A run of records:

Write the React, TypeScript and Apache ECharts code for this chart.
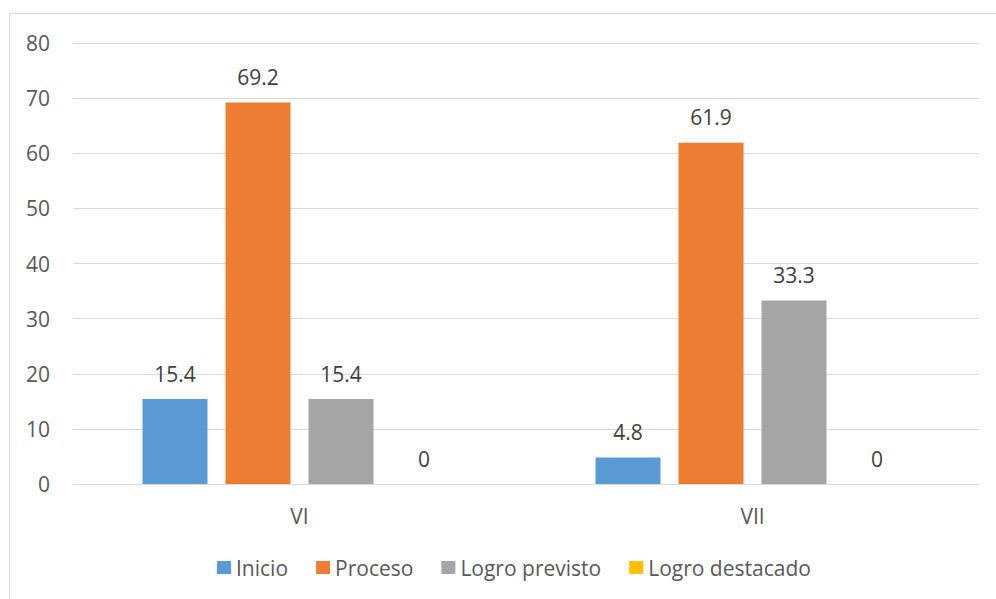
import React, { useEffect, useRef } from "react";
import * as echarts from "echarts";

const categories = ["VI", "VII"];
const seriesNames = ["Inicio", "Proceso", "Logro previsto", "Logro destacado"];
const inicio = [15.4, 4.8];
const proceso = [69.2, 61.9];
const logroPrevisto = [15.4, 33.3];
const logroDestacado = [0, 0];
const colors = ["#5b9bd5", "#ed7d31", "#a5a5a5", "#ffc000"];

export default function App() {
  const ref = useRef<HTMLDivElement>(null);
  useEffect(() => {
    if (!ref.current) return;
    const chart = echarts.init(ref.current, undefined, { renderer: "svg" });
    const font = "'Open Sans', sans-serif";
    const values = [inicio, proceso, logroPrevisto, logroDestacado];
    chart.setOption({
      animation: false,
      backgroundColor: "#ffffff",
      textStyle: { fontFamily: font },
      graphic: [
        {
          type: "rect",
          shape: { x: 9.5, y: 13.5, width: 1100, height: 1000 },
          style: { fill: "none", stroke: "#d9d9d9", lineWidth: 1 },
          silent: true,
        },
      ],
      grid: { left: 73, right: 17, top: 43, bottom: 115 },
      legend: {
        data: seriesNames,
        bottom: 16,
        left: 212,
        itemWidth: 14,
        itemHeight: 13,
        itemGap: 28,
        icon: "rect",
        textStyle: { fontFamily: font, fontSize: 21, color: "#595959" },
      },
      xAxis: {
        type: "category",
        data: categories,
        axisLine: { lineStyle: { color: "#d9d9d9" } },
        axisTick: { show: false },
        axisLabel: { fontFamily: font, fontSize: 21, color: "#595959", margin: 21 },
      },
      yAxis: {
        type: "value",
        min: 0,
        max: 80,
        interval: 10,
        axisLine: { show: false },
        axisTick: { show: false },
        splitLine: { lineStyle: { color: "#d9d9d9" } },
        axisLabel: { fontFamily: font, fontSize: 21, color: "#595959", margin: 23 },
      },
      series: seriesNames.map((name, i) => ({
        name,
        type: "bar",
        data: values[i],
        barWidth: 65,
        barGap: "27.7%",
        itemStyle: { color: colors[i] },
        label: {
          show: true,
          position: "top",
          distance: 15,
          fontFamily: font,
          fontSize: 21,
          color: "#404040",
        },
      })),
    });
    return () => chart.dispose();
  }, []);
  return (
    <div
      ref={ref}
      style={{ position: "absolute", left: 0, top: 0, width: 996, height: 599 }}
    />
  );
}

* * *

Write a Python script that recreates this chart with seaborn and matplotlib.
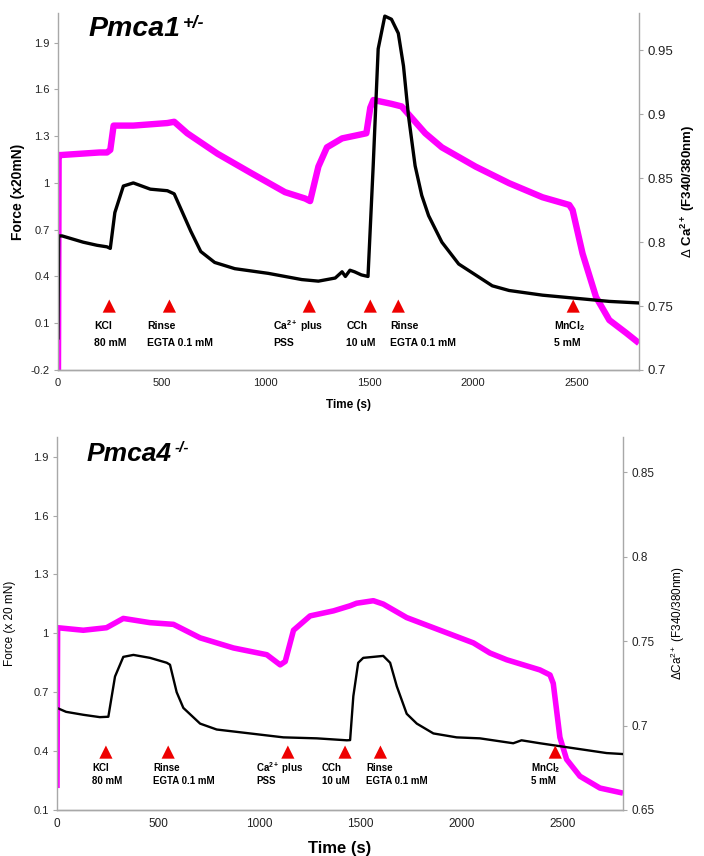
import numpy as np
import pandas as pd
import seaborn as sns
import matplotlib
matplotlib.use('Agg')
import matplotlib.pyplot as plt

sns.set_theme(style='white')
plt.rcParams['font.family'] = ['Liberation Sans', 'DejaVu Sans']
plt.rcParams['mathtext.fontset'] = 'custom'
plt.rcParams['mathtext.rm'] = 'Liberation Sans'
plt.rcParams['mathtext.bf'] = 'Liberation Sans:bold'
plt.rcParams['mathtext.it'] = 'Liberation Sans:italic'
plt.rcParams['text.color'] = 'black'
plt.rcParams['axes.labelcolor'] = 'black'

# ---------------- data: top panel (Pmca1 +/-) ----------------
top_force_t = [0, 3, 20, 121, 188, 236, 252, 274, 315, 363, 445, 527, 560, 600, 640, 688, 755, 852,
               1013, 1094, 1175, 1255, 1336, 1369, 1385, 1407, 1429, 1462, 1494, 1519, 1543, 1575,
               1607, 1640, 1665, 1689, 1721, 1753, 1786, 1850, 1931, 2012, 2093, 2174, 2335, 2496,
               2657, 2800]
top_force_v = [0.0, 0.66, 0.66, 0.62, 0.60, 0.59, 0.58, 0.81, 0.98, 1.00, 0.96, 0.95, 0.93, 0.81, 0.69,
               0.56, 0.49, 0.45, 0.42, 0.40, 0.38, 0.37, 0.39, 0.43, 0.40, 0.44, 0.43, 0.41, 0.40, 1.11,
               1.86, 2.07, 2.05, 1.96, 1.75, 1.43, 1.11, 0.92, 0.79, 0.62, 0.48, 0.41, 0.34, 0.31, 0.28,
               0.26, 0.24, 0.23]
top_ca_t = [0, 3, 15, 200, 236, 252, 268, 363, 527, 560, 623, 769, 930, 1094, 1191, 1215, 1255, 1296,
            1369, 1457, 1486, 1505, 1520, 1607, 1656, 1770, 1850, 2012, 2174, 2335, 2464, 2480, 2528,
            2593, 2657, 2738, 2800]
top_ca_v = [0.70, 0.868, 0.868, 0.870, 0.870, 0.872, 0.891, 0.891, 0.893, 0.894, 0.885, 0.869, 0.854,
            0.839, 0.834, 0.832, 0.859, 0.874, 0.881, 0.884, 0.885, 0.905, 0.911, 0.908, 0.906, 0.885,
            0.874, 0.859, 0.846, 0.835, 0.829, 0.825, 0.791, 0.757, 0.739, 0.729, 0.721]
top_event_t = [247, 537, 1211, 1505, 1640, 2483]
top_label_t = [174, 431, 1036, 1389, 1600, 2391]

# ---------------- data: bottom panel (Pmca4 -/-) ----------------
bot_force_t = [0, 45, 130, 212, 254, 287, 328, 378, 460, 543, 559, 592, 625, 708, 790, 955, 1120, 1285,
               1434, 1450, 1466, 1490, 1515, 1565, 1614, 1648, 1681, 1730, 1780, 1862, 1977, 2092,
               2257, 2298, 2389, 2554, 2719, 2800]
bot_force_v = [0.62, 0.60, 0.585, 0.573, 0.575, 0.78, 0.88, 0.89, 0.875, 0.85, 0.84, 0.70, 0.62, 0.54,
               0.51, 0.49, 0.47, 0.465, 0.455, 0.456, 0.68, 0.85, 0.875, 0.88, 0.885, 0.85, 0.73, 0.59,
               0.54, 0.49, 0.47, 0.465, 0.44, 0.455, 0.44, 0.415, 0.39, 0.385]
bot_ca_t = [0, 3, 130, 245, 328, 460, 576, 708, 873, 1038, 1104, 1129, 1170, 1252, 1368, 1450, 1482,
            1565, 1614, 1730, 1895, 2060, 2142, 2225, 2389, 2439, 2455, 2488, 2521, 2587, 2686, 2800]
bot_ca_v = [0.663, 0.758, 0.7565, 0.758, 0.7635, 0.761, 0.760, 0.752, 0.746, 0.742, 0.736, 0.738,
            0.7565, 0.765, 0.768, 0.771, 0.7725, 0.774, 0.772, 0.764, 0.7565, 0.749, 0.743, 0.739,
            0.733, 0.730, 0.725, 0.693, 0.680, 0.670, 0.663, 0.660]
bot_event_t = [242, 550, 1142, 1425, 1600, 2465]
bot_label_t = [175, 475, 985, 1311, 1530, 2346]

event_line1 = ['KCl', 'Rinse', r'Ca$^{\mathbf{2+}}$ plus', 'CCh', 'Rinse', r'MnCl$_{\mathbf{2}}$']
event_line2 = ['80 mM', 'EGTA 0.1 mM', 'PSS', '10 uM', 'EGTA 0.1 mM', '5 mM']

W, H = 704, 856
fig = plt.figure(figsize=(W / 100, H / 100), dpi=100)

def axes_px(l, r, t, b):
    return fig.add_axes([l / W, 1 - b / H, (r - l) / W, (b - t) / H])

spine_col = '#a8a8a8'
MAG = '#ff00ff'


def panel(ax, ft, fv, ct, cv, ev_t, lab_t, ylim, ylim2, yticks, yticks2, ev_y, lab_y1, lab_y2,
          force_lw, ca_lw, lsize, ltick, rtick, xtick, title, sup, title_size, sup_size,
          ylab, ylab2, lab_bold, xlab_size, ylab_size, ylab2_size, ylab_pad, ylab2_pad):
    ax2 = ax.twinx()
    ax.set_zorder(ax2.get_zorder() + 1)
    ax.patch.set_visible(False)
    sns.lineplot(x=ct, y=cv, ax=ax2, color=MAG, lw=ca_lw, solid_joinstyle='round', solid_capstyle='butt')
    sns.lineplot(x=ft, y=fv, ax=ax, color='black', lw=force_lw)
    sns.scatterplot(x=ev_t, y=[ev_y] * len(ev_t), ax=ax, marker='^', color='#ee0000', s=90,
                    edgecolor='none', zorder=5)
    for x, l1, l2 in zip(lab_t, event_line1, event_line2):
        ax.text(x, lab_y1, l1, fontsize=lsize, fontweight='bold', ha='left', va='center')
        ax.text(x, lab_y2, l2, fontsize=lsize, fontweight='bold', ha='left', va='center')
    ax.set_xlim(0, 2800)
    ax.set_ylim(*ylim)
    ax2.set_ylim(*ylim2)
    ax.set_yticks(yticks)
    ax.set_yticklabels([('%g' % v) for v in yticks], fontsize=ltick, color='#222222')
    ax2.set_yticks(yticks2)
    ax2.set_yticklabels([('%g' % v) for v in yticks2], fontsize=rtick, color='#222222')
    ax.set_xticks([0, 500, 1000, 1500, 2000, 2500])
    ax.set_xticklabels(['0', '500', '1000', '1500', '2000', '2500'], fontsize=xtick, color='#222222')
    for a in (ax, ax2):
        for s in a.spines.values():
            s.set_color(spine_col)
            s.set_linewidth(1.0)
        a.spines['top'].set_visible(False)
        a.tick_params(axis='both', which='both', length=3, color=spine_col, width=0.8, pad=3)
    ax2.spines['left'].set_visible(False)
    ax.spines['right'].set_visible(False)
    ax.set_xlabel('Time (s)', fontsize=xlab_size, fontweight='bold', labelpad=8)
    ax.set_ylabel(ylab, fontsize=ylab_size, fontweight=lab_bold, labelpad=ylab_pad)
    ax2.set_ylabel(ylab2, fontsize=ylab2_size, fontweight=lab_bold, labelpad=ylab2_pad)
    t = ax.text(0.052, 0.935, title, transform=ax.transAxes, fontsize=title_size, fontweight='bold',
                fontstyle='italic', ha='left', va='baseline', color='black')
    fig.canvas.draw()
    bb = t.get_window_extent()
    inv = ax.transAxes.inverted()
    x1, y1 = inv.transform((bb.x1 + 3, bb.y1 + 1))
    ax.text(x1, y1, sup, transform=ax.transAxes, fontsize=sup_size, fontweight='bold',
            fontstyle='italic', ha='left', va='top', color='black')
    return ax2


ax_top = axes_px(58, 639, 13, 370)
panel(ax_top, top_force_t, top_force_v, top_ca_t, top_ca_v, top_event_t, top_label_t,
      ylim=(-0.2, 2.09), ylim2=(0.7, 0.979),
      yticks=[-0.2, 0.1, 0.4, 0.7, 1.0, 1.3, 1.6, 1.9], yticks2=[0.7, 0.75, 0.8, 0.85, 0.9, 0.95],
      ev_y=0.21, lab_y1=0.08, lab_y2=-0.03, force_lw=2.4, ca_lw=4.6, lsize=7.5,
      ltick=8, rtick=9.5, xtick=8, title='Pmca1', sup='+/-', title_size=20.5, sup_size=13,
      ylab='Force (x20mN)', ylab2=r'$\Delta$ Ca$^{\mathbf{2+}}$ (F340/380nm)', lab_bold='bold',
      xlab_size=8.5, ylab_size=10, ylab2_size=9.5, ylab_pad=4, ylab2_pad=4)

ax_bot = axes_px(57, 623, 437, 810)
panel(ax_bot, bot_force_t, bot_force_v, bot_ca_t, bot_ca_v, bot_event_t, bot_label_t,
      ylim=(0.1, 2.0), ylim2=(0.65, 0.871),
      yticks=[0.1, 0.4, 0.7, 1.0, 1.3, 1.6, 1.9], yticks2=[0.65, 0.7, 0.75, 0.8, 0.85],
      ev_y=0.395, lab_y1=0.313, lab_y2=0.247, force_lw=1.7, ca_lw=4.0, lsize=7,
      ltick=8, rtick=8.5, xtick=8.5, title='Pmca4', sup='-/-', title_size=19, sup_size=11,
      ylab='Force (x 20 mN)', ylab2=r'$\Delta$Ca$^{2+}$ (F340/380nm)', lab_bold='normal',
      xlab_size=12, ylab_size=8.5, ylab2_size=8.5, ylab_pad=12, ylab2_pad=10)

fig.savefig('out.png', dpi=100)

Objective:
Of the lines in the records, how many contain the word "seaborn"? Answer with the number and nothing else.

Correct answer:
2